İktidar milletvekili, 31 Mart olaylarına karışmış, değişik cezalarla modern Türkiye karşıtlığı ve tarikatçılığı kesinleşmiş biri için de açılım istemiştir. Dokuz El-Kaide üyesi tutuklanmıştır. İktidarın övünmeye çalıştığı son yedi yıl terörle azgınlıklarını doruğa çıkaran ırkçı-kürtçülerle dinci-ümmetçilerin artışıyla geçmiştir. İrtica tehlikesi olmadığını söyleyen dönek iktidar şakşakçıları utanmadan, çekilen değişik sıkıntılarla alay edercesine, ulusu kandırmaya çalışmaktadır. Bayrak için Azerbaycan’a nota veren Hükûmetin dağdan inen teröristlerin yasadan yararlanmaları olanaksız durum ve tutumlarına, eylem ve söylemlerine karşın hukuku çiğneyerek serbest kalmalarına, eylem ve söylemlerine karşın hukuku çiğneyerek serbest kalmalarını “güzel” olarak nitelemesini anlamak olanaksızdır. Teröristler özür dilemeden, pişmanlık belirtmeden, silâhlarını bırakmadan, dağdakilerin hepsi inmeden, terörden ve halkımızın kürt kökenlilerini kışkırtıp kadınları ve çocukları sokaklara sürmeden ne değişecektir? Anayasa’da ulus olarak anılma isteklerinden, tekil devlete parçalayacak özerk yönetim önerilerinden vazgeçecekler midir? Kürtçüleri, eski stalincileri, dincileri, ırkçı faşistleri amaçlarından çevirmek düştür.

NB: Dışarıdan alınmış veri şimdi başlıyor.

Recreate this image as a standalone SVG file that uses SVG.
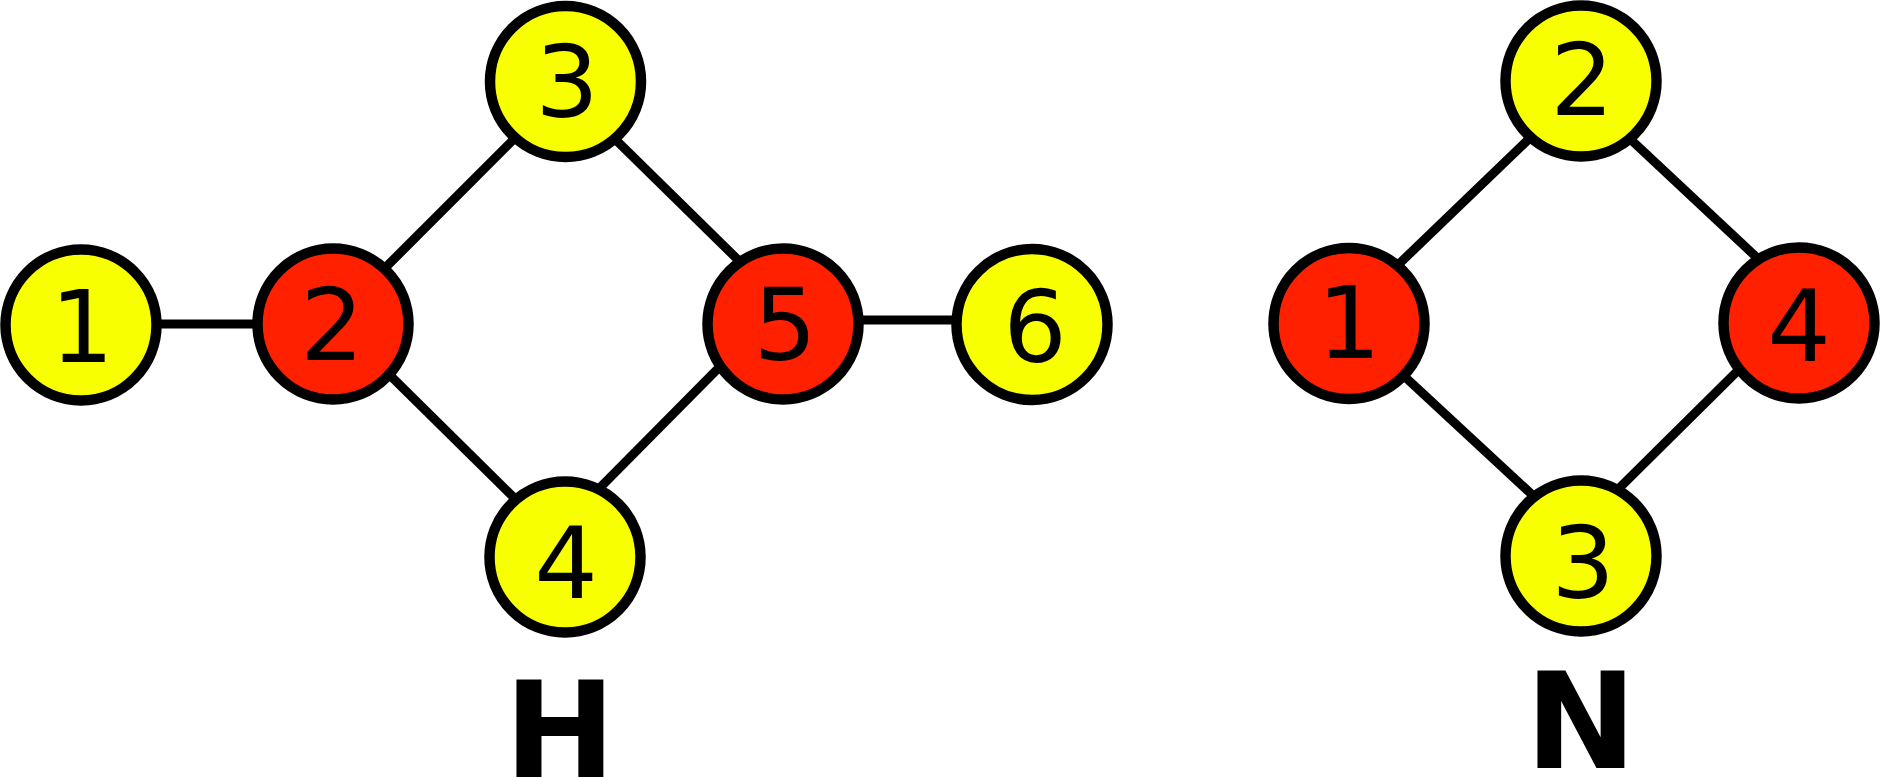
<svg xmlns="http://www.w3.org/2000/svg" width="1880" height="777" viewBox="0 0 1880 777">
<style>
.edge{stroke:#000;stroke-width:9;fill:none}
.y{fill:#f8ff00;stroke:#000;stroke-width:10.5}
.r{fill:#ff2000;stroke:#000;stroke-width:10.5}
.lbl{font-family:"DejaVu Sans",sans-serif;font-size:100px;text-anchor:middle;fill:#000}
.title{font-family:"DejaVu Sans",sans-serif;font-size:133px;font-weight:bold;text-anchor:middle;fill:#000}
</style>
<rect width="1880" height="777" fill="#fff"/>
<g id="connectors">
<line class="edge" x1="81" y1="324" x2="333" y2="324"/>
<line class="edge" x1="333" y1="320" x2="565" y2="88"/>
<line class="edge" x1="565" y1="90" x2="783" y2="304"/>
<line class="edge" x1="333" y1="319" x2="565" y2="548"/>
<line class="edge" x1="783" y1="303" x2="565" y2="523"/>
<line class="edge" x1="783" y1="320" x2="1032" y2="320"/>
<line class="edge" x1="1349" y1="312" x2="1581" y2="89"/>
<line class="edge" x1="1581" y1="93" x2="1799" y2="297"/>
<line class="edge" x1="1349" y1="325" x2="1581" y2="540"/>
<line class="edge" x1="1799" y1="310" x2="1581" y2="526"/>
</g>
<g id="H1"><circle class="y" cx="81" cy="325" r="75.5"/><text class="lbl" x="82" y="362">1</text></g>
<g id="H2"><circle class="r" cx="333" cy="324" r="75.5"/><text class="lbl" x="332" y="360">2</text></g>
<g id="H3"><circle class="y" cx="565.5" cy="81.5" r="75.5"/><text class="lbl" x="567" y="117">3</text></g>
<g id="H4"><circle class="y" cx="565" cy="557" r="75.5"/><text class="lbl" x="566" y="598">4</text></g>
<g id="H5"><circle class="r" cx="783" cy="324" r="75.5"/><text class="lbl" x="785" y="360">5</text></g>
<g id="H6"><circle class="y" cx="1032" cy="324.5" r="75.5"/><text class="lbl" x="1035" y="362">6</text></g>
<g id="N1"><circle class="r" cx="1349" cy="323.5" r="75.5"/><text class="lbl" x="1349" y="358">1</text></g>
<g id="N2"><circle class="y" cx="1581" cy="81" r="75.5"/><text class="lbl" x="1582" y="115">2</text></g>
<g id="N3"><circle class="y" cx="1581" cy="556" r="75.5"/><text class="lbl" x="1583" y="598">3</text></g>
<g id="N4"><circle class="r" cx="1799" cy="323" r="75.5"/><text class="lbl" x="1799" y="361">4</text></g>
<text class="title" x="560" y="777">H</text>
<text class="title" x="1581" y="768">N</text>
</svg>
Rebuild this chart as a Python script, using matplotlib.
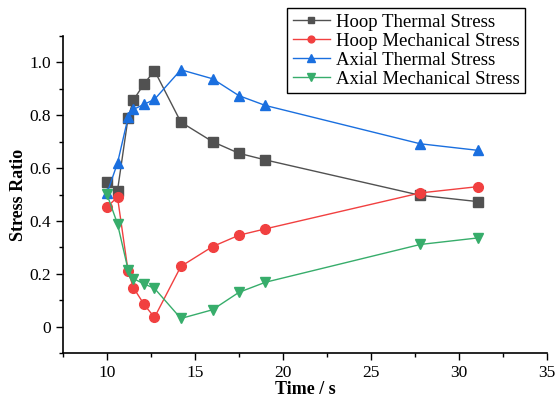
import matplotlib
matplotlib.use("Agg")
import matplotlib.pyplot as plt
from matplotlib.ticker import MultipleLocator, FuncFormatter

plt.rcParams['font.family'] = ['Liberation Serif', 'DejaVu Serif']

time_s = [10.0, 10.6, 11.2, 11.5, 12.1, 12.7, 14.2, 16.0, 17.5, 19.0, 27.8, 31.1]
hoop_thermal = [0.549, 0.515, 0.79, 0.857, 0.918, 0.969, 0.774, 0.700, 0.656, 0.631, 0.497, 0.473]
hoop_mech = [0.453, 0.490, 0.21, 0.148, 0.085, 0.035, 0.228, 0.303, 0.346, 0.370, 0.506, 0.530]
axial_thermal = [0.504, 0.619, 0.792, 0.822, 0.841, 0.860, 0.972, 0.938, 0.874, 0.837, 0.692, 0.667]
axial_mech = [0.501, 0.389, 0.216, 0.182, 0.162, 0.145, 0.031, 0.064, 0.130, 0.168, 0.311, 0.336]
labels = ["Hoop Thermal Stress", "Hoop Mechanical Stress", "Axial Thermal Stress", "Axial Mechanical Stress"]

fig = plt.figure(figsize=(5.57, 4.04), dpi=100)
ax = fig.add_axes([0.113, 0.126, 0.869, 0.785])

specs = [
    (hoop_thermal, '#515151', 's', 6.5),
    (hoop_mech, '#F14040', 'o', 7),
    (axial_thermal, '#1A6FDF', '^', 7.5),
    (axial_mech, '#37AD6B', 'v', 7.5),
]
for (vals, c, m, ms), lab in zip(specs, labels):
    ax.plot(time_s, vals, color=c, marker=m, markersize=ms, linewidth=1.0, label=lab)

ax.set_xlim(7.5, 35)
ax.set_ylim(-0.1, 1.1)
ax.xaxis.set_major_locator(MultipleLocator(5))
ax.xaxis.set_minor_locator(MultipleLocator(2.5))
ax.yaxis.set_major_locator(MultipleLocator(0.2))
ax.yaxis.set_minor_locator(MultipleLocator(0.1))
ax.yaxis.set_major_formatter(FuncFormatter(lambda v, p: '0' if abs(v) < 1e-9 else f'{v:.1f}'))

for s in ['top', 'right']:
    ax.spines[s].set_visible(False)
for s in ['left', 'bottom']:
    ax.spines[s].set_linewidth(1.2)
ax.tick_params(which='major', direction='out', length=5, width=1.0, labelsize=12.5)
ax.tick_params(which='minor', direction='out', length=3, width=1.0)

ax.set_xlabel('Time / s', fontsize=13, fontweight='bold', labelpad=0)
ax.set_ylabel('Stress Ratio', fontsize=13, fontweight='bold', labelpad=2)

leg = ax.legend(loc='upper left', bbox_to_anchor=(287/557, 1 - 8/404), bbox_transform=fig.transFigure,
                fontsize=13.5, frameon=True, fancybox=False, edgecolor='black', framealpha=1,
                handlelength=2.0, handletextpad=0.3, borderpad=0.3, labelspacing=0.1,
                markerscale=0.7, borderaxespad=0)
leg.get_frame().set_linewidth(1.0)

fig.savefig('out.png', dpi=100)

İktidar-muhalefet karşıtlıklarının nikâh törenlerinde giderilme umudu da boştur. Dolmabahçe konuşma örneğinin hak verdirdiği muhalefet yanıtı iktidarın çıkmaz sokağını karartmıştır. Deniz Feneri denize gömülmek üzeredir. Aylar sonra arama geri adımların belirtisidir. Aklama-takipsizlik kararı olasılığı ağır basmaktadır.
Her şeyin cılkı çıkmıştır. Adalet Bakanı’nın geçiştirici savunması Silopi’deki salıverme olayını asla geçerli gösteremez. Hukuksal bozukluk ve aykırılıklar gün gibi ortadadır. Yasa döneminden hukuk devleti dönemine geçen yapı, iktidar baskısı ve korkusu dönemiyle endişe vermekte, her konuyu siyasallaştırarak siyaseti de lekelemektedir.
YÖK’ün Roma Hukuku derslerine ilişkin kararı da böyledir.
Kitap
Önceki Yargıtay Onursal Cumhuriyet başsavcılarından Vural Savaş’ın “Hâşa Huzurdan Demokrasi Geldi” adlı yeni kitabı Bilgi Yayınları arasında yerini aldı. Son yılların olaylarını cesur bir anlatımla gündeme taşıyor.
Öbür yandan Orhan Bursalı’nın “Türban, Kadın Sorunu mu? Erkek Sorunu mu?” adlı kitabı da sıkmabaş sömürüsünü değişik yönleriyle açıklıyor.
İki kitabı da okurlarımıza salık veririz.